Having just read the blog post "The Road to Eclipse 4", I've remembered comments that I've made to an Eclipse bug report. I'm repeating them here, slightly edited, so that I don't lose them.
What's wrong with Eclipse today
It is still too hard to write programs for the RCP. These problems cannot be solved by only expanding Eclipse's functionality, there has to be consolidation, too. I'd like to see some of the impressive collective brain power behind Eclipse be used to come up with new ideas for handling large code bases (such as Eclipse itself).If Eclipse does not find a way of simplifying and innovating, I'm afraid it might be outmaneuvered by Netbeans in the long run. Netbeans has been quite courageous in refactoring its code base and version 6.0 has provided many new features, in a streamlined, highly integrated fashion.
Concrete suggestions for improving Eclipse
Below I've outlined how I think Eclipse can be improved.Improving the internals
- Better coding: Some of the coding patterns are ugly; Eclipse deserves better. Examples: Downcasts, factory not documented at product, constants hard to find (SWT is inconvenient and error-inviting, enums would be much better and not necessarily much more inefficient), long method invocation chains to get to a service provider (dependency injection might help here; if you want to see DI done well, look at Guice), too much nomenclature.
- Navigating plugins and the RCP framework: Eclipse does reasonably well when it comes to code, so dealing with the extension XML should be as easy as dealing with code and both should be even more integrated. Can we come up with new ways of making it easy to discover functionality and to find one's way around in the mix of artifacts that is currently supported by Eclipse? Better cross-artifact refactoring would not hurt either.
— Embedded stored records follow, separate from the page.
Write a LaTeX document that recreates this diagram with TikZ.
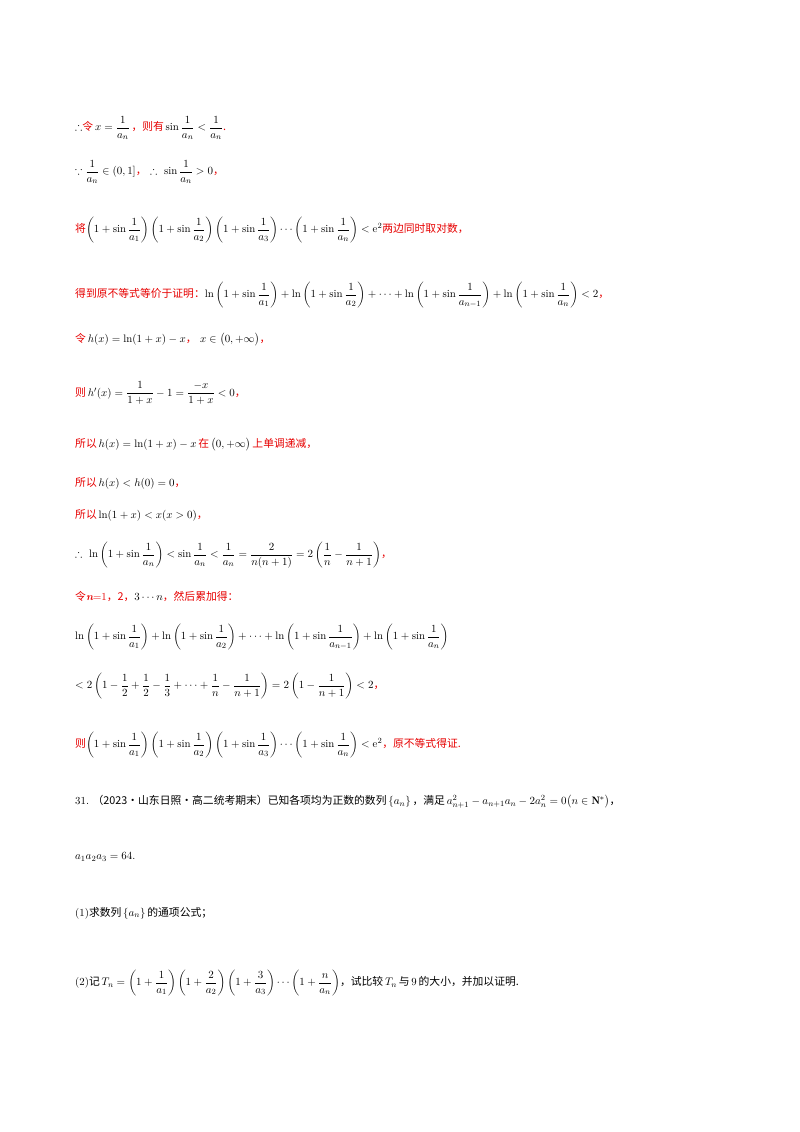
\documentclass[tikz,border=0pt]{standalone}
\usepackage{amsmath,amssymb}
\usepackage{fontspec}
\newfontfamily\cjk{Noto Sans CJK SC}
\definecolor{rd}{RGB}{230,0,0}
\newcommand{\R}[1]{\textcolor{rd}{\cjk #1}}
\begin{document}
\begin{tikzpicture}[x=1pt,y=-1pt,ln/.style={anchor=west,inner sep=0pt,font=\fontsize{10.8}{12}\selectfont}]
\useasboundingbox (0,0) rectangle (800,1132);
\node[ln] (l1) at (75,128) {$\therefore$\R{令}\,$x=\dfrac{1}{a_n}$\,\R{，则有}\,$\sin\dfrac{1}{a_n}<\dfrac{1}{a_n}$\R{.}};
\node[ln] (l2) at (75,172) {$\because\dfrac{1}{a_n}\in(0,1]$\R{，}\ $\therefore\ \sin\dfrac{1}{a_n}>0$\R{，}};
\node[ln] (l3) at (75,230) {\R{将}$\left(1+\sin\dfrac{1}{a_1}\right)\left(1+\sin\dfrac{1}{a_2}\right)\left(1+\sin\dfrac{1}{a_3}\right)\cdots\left(1+\sin\dfrac{1}{a_n}\right)<\mathrm{e}^2$\R{两边同时取对数，}};
\node[ln] (l4) at (75,295) {\R{得到原不等式等价于证明：}$\ln\left(1+\sin\dfrac{1}{a_1}\right)+\ln\left(1+\sin\dfrac{1}{a_2}\right)+\cdots+\ln\left(1+\sin\dfrac{1}{a_{n-1}}\right)+\ln\left(1+\sin\dfrac{1}{a_n}\right)<2$\R{，}};
\node[ln] (l5) at (75,340) {\R{令}\,$h(x)=\ln(1+x)-x$\R{，}\ $x\in\bigl(0,+\infty\bigr)$\R{，}};
\node[ln] (l6) at (75,393) {\R{则}\,$h'(x)=\dfrac{1}{1+x}-1=\dfrac{-x}{1+x}<0$\R{，}};
\node[ln] (l7) at (75,445) {\R{所以}\,$h(x)=\ln(1+x)-x$\,\R{在}\,$\bigl(0,+\infty\bigr)$\,\R{上单调递减，}};
\node[ln] (l8) at (75,483) {\R{所以}\,$h(x)<h(0)=0$\R{，}};
\node[ln] (l9) at (75,515) {\R{所以}\,$\ln(1+x)<x(x>0)$\R{，}};
\node[ln] (l10) at (75,555) {$\therefore\ \ln\left(1+\sin\dfrac{1}{a_n}\right)<\sin\dfrac{1}{a_n}<\dfrac{1}{a_n}=\dfrac{2}{n(n+1)}=2\left(\dfrac{1}{n}-\dfrac{1}{n+1}\right)$\R{，}};
\node[ln] (l11) at (75,596) {\R{令}\textcolor{rd}{\bfseries\itshape n}\textcolor{rd}{=1}\R{，2，}$3\cdots n$\R{，然后累加得：}};
\node[ln] (l12) at (75,637) {$\ln\left(1+\sin\dfrac{1}{a_1}\right)+\ln\left(1+\sin\dfrac{1}{a_2}\right)+\cdots+\ln\left(1+\sin\dfrac{1}{a_{n-1}}\right)+\ln\left(1+\sin\dfrac{1}{a_n}\right)$};
\node[ln] (l13) at (75,686) {$<2\left(1-\dfrac12+\dfrac12-\dfrac13+\cdots+\dfrac1n-\dfrac{1}{n+1}\right)=2\left(1-\dfrac{1}{n+1}\right)<2$\R{，}};
\node[ln] (l14) at (75,745) {\R{则}$\left(1+\sin\dfrac{1}{a_1}\right)\left(1+\sin\dfrac{1}{a_2}\right)\left(1+\sin\dfrac{1}{a_3}\right)\cdots\left(1+\sin\dfrac{1}{a_n}\right)<\mathrm{e}^2$\R{，原不等式得证.}};
\node[ln] (l15) at (75,802) {31.\ {\cjk （2023·山东日照·高二统考期末）已知各项均为正数的数列}\,$\left\{a_n\right\}$\,{\cjk ，满足}\,$a_{n+1}^2-a_{n+1}a_n-2a_n^2=0\bigl(n\in\mathbf{N}^*\bigr)${\cjk ，}};
\node[ln] (l16) at (75,857) {$a_1a_2a_3=64$.};
\node[ln] (l17) at (75,913) {(1){\cjk 求数列}\,$\left\{a_n\right\}$\,{\cjk 的通项公式；}};
\node[ln] (l18) at (75,983) {(2){\cjk 记}\,$T_n=\left(1+\dfrac{1}{a_1}\right)\left(1+\dfrac{2}{a_2}\right)\left(1+\dfrac{3}{a_3}\right)\cdots\left(1+\dfrac{n}{a_n}\right)${\cjk ，试比较}\,$T_n$\,{\cjk 与}\,9\,{\cjk 的大小，并加以证明.}};
\end{tikzpicture}
\end{document}
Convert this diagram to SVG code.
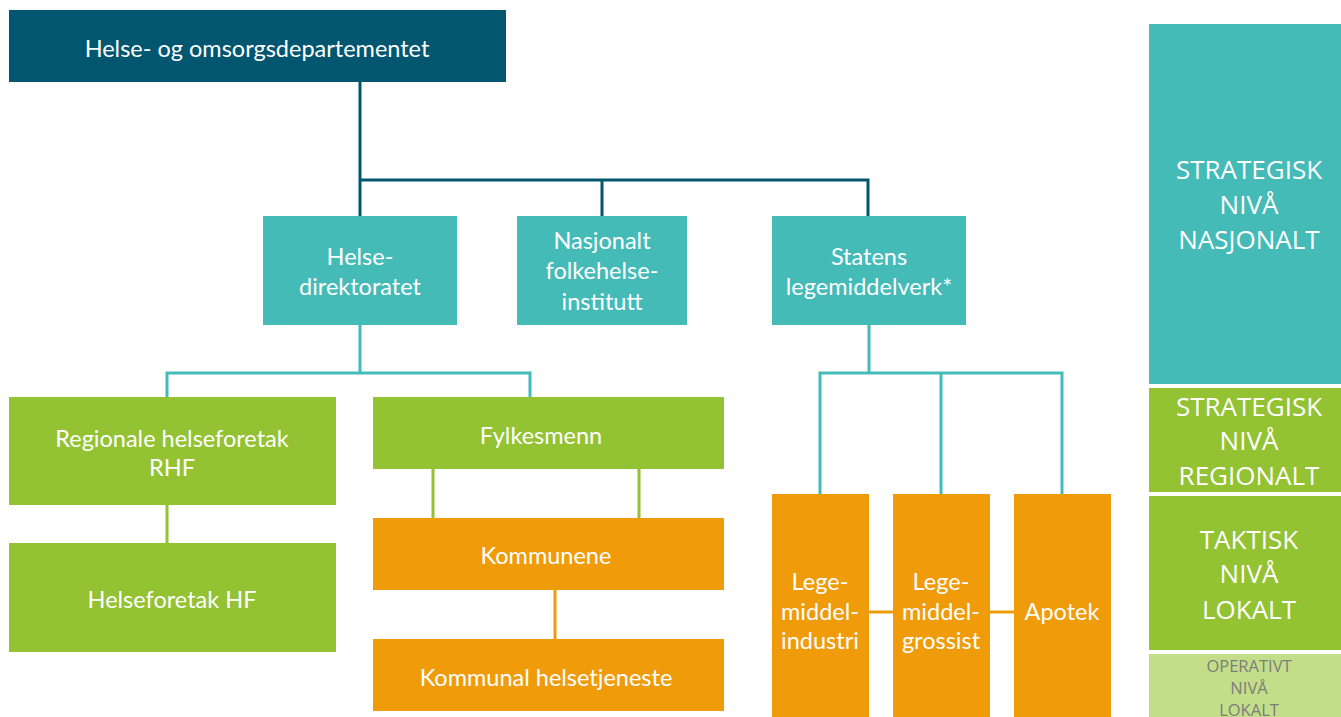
<svg xmlns="http://www.w3.org/2000/svg" width="1341" height="717" viewBox="0 0 1341 717">
<style>
.t{font-family:Lato,"Liberation Sans",sans-serif;font-size:23.5px;fill:#fff;text-anchor:middle}
.r{font-family:"Open Sans","Liberation Sans",sans-serif;font-size:26px;fill:#fff;text-anchor:middle}
.o{font-family:"Open Sans","Liberation Sans",sans-serif;font-size:16.5px;fill:#7d7d7d;text-anchor:middle}
.dark{fill:#02566f}.teal{fill:#45bbb8}.green{fill:#93c232}.orange{fill:#f09c0a}.lgreen{fill:#c2de88}
.cd{stroke:#02566f;stroke-width:3;fill:none}
.ct{stroke:#45bbb8;stroke-width:3;fill:none}
.cg{stroke:#93c232;stroke-width:3;fill:none}
.co{stroke:#f09c0a;stroke-width:3;fill:none}
</style>
<rect width="1341" height="717" fill="#fff"/>
<g id="connectors">
<path class="cd" d="M360 82V216M360 180H868V216M602 180V216"/>
<path class="ct" d="M360 325V373M167 397V373H530V397"/>
<path class="ct" d="M869 325V373M820 494V373H1062V494M941 373V494"/>
<path class="cg" d="M167 505V543M433 469V518M639 469V518"/>
<path class="co" d="M555 590V639M869 612H893M990 612H1014"/>
</g>
<g id="hod"><rect class="dark" x="9" y="10" width="497" height="72"/><text class="t" x="257" y="57">Helse- og omsorgsdepartementet</text></g>
<g id="helsedir"><rect class="teal" x="263" y="216" width="194" height="109"/><text class="t" x="360" y="265">Helse-</text><text class="t" x="360" y="295">direktoratet</text></g>
<g id="fhi"><rect class="teal" x="517" y="216" width="170" height="109"/><text class="t" x="602" y="249">Nasjonalt</text><text class="t" x="602" y="279">folkehelse-</text><text class="t" x="602" y="310">institutt</text></g>
<g id="slv"><rect class="teal" x="772" y="216" width="194" height="109"/><text class="t" x="869" y="265">Statens</text><text class="t" x="869" y="295">legemiddelverk*</text></g>
<g id="rhf"><rect class="green" x="9" y="397" width="327" height="108"/><text class="t" x="172" y="447">Regionale helseforetak</text><text class="t" x="172" y="476">RHF</text></g>
<g id="hf"><rect class="green" x="9" y="543" width="327" height="109"/><text class="t" x="172" y="608">Helseforetak HF</text></g>
<g id="fylkesmenn"><rect class="green" x="373" y="397" width="351" height="72"/><text class="t" x="541" y="444">Fylkesmenn</text></g>
<g id="kommunene"><rect class="orange" x="373" y="518" width="351" height="72"/><text class="t" x="546" y="564">Kommunene</text></g>
<g id="kommunal"><rect class="orange" x="373" y="639" width="351" height="72"/><text class="t" x="546" y="686">Kommunal helsetjeneste</text></g>
<g id="industri"><rect class="orange" x="772" y="494" width="97" height="223"/><text class="t" x="820" y="590">Lege-</text><text class="t" x="820" y="620">middel-</text><text class="t" x="820" y="649">industri</text></g>
<g id="grossist"><rect class="orange" x="893" y="494" width="97" height="223"/><text class="t" x="941" y="590">Lege-</text><text class="t" x="941" y="620">middel-</text><text class="t" x="941" y="649">grossist</text></g>
<g id="apotek"><rect class="orange" x="1014" y="494" width="97" height="223"/><text class="t" x="1062" y="620">Apotek</text></g>
<g id="lvl1"><rect class="teal" x="1149" y="24" width="192" height="360"/><text class="r" x="1249" y="179">STRATEGISK</text><text class="r" x="1249" y="214">NIVÅ</text><text class="r" x="1249" y="249">NASJONALT</text></g>
<g id="lvl2"><rect class="green" x="1149" y="388" width="192" height="104"/><text class="r" x="1249" y="416">STRATEGISK</text><text class="r" x="1249" y="450">NIVÅ</text><text class="r" x="1249" y="485">REGIONALT</text></g>
<g id="lvl3"><rect class="green" x="1149" y="496" width="192" height="154"/><text class="r" x="1249" y="549">TAKTISK</text><text class="r" x="1249" y="583">NIVÅ</text><text class="r" x="1249" y="619">LOKALT</text></g>
<g id="lvl4"><rect class="lgreen" x="1149" y="654" width="192" height="63"/><text class="o" x="1249" y="672">OPERATIVT</text><text class="o" x="1249" y="694">NIVÅ</text><text class="o" x="1249" y="716">LOKALT</text></g>
</svg>
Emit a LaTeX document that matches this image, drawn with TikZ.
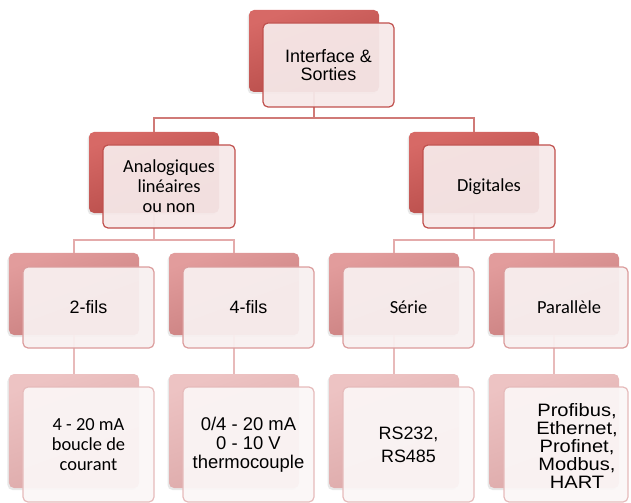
\documentclass[tikz,border=0pt]{standalone}
\usepackage{fontspec}
\setmainfont{Liberation Sans}
\newfontfamily\calf{Carlito}
\newfontfamily\ariwide[FakeStretch=1.12]{Liberation Sans}
\usetikzlibrary{shadows}
\definecolor{bAtop}{HTML}{D76966}
\definecolor{bAbot}{HTML}{B34946}
\definecolor{bCtop}{HTML}{E29C9C}
\definecolor{bCbot}{HTML}{C77D7D}
\definecolor{bDtop}{HTML}{EDC3C3}
\definecolor{bDbot}{HTML}{DCA8A8}
\definecolor{fA}{HTML}{F6E9E9}
\definecolor{fC}{HTML}{F8F0F0}
\definecolor{fD}{HTML}{FBF6F6}
\definecolor{lnA}{HTML}{C0504D}
\definecolor{lnC}{HTML}{DB9C9C}
\definecolor{lnD}{HTML}{E6BBBB}
\definecolor{cA}{HTML}{D07A77}
\definecolor{cC}{HTML}{E4ABAB}
\definecolor{cD}{HTML}{E8BABA}
\begin{document}
\begin{tikzpicture}[x=1bp,y=-1bp,
  backbox/.style={rectangle, rounded corners=5bp, inner sep=0pt, minimum width=130bp, draw=none,
    drop shadow={shadow xshift=-1.5bp, shadow yshift=-2bp, opacity=0.18}},
  bkA/.style={backbox, top color=bAtop, bottom color=bAbot, shading angle=20},
  bkC/.style={backbox, top color=bCtop, bottom color=bCbot, shading angle=20},
  bkD/.style={backbox, top color=bDtop, bottom color=bDbot, shading angle=20},
  frontbox/.style={rectangle, rounded corners=5bp, inner sep=0pt, minimum width=132bp, line width=1.2bp,
    fill opacity=0.94, text opacity=1, align=center, text=black},
  frA/.style={frontbox, draw=lnA, fill=fA},
  frC/.style={frontbox, draw=lnC, fill=fC},
  frD/.style={frontbox, draw=lnD, fill=fD},
  txt/.style={inner sep=0pt, align=center, text=black},
  conA/.style={draw=cA, line width=1.2bp},
  conC/.style={draw=cC, line width=1.2bp},
  conD/.style={draw=cD, line width=1.2bp},
  ari/.style={font=\fontsize{18}{17.5}\selectfont},
  cal/.style={font=\calf\fontsize{18.5}{20}\selectfont}
]
\useasboundingbox (0,0) rectangle (631,503);
% back boxes
\node[bkA, minimum height=82bp] (b1) at (314,51) {};
\node[bkA, minimum height=81bp] (b21) at (154,172.5) {};
\node[bkA, minimum height=81bp] (b22) at (474,172.5) {};
\node[bkC, minimum height=82bp] (b31) at (74,294) {};
\node[bkC, minimum height=82bp] (b32) at (234,294) {};
\node[bkC, minimum height=82bp] (b33) at (394,294) {};
\node[bkC, minimum height=82bp] (b34) at (554,294) {};
\node[bkD, minimum height=114bp] (b41) at (74,431) {};
\node[bkD, minimum height=114bp] (b42) at (234,431) {};
\node[bkD, minimum height=114bp] (b43) at (394,431) {};
\node[bkD, minimum height=114bp] (b44) at (554,431) {};
% connectors
\coordinate (h1) at (0,118);
\coordinate (h2) at (0,240);
\path[conA] (b1.south) -- (b1.south |- h1);
\path[conA] (b21.north) -- (b21.north |- h1) -- (b22.north |- h1) -- (b22.north);
\path[conC] (b21.south) -- (b21.south |- h2);
\path[conC] (b31.north) -- (b31.north |- h2) -- (b32.north |- h2) -- (b32.north);
\path[conC] (b22.south) -- (b22.south |- h2);
\path[conC] (b33.north) -- (b33.north |- h2) -- (b34.north |- h2) -- (b34.north);
\path[conD] (b31.south) -- (b41.north);
\path[conD] (b32.south) -- (b42.north);
\path[conD] (b33.south) -- (b43.north);
\path[conD] (b34.south) -- (b44.north);
% front boxes
\node[frA, ari, minimum width=131bp, minimum height=84bp] (f1) at (328.5,65) {Interface \&\\Sorties};
\node[frA, cal, minimum height=83bp] (f21) at (169,186.5) {Analogiques\\linéaires\\ou non};
\node[frA, cal, minimum height=83bp] (f22) at (489,186.5) {Digitales};
\node[frC, ari, minimum width=131bp, minimum height=81bp] (f31) at (88.5,307.5) {2-fils};
\node[frC, ari, minimum width=131bp, minimum height=81bp] (f32) at (248.5,307.5) {4-fils};
\node[frC, cal, minimum width=131bp, minimum height=81bp] (f33) at (408.5,307.5) {Série};
\node[frC, minimum width=124bp, minimum height=81bp] (f34) at (566,307.5) {};
\node[txt, cal] (t34) at (569,307.5) {Parallèle};
\node[frD, cal, minimum width=131bp, minimum height=115bp] (f41) at (88.5,444.5) {4 - 20 mA\\boucle de\\courant};
\node[frD, font=\fontsize{18.5}{19}\selectfont, minimum width=131bp, minimum height=115bp] (f42) at (248.5,444.5) {0/4 - 20 mA\\0 - 10 V\\thermocouple};
\node[frD, font=\fontsize{18}{23}\selectfont, minimum width=131bp, minimum height=115bp] (f43) at (408.5,444.5) {RS232,\\RS485};
\node[frD, minimum width=124bp, minimum height=115bp] (f44) at (566,444.5) {};
\node[txt, font=\ariwide\fontsize{18}{18.3}\selectfont] (t44) at (577,446) {Profibus,\\Ethernet,\\Profinet,\\Modbus,\\HART};
\end{tikzpicture}
\end{document}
- Snippets: They are brilliant for looking up stuff, but shouldn't some of that code be encapsulated (e.g., turned into a method)?
- Netbeans has project "Schliemann". Does Eclipse have something similar?
New external features
- Finding code: Because one cannot extend classes a posteriori in Java, functionality is often put into separate classes, as static methods (e.g. Collections). How can one find this functionality if one does not know about it?
- Structuring code: One has to be able to mark up scattered concerns and to structure large classes. I've posted some ideas in response to an Eclipse bug report, that include making better use of the @category Javadoc tag.
- A simplified formal model for searching source code: One could store all source code associations as RDF and use SPARQL to query it or one could implement one's own Prolog-like query language, much like JQuery has done it.
- Multi-dimensional browsing: Currently displayed hierarchies such as the call hierarchy and the inheritance hierarchy cannot be mixed. Relo is an example of freely mixing these hierarchies. This feature is much easier to implement, if one has a formal model of the source code (see previous entry).
- Source code fragment editing: With polymorphism, one often needs to look at the declaration of a method together with all of its implementations. Eclipse should return search results as a sequence of source code fragements (I think member granularity is fine enough) and display all these fragments next to each other in a single editor.
Minor improvements
- Option: only refresh inheritance hierarchy on-demand, manually.
- F4 while on a method should immediately show members in the hierarchy.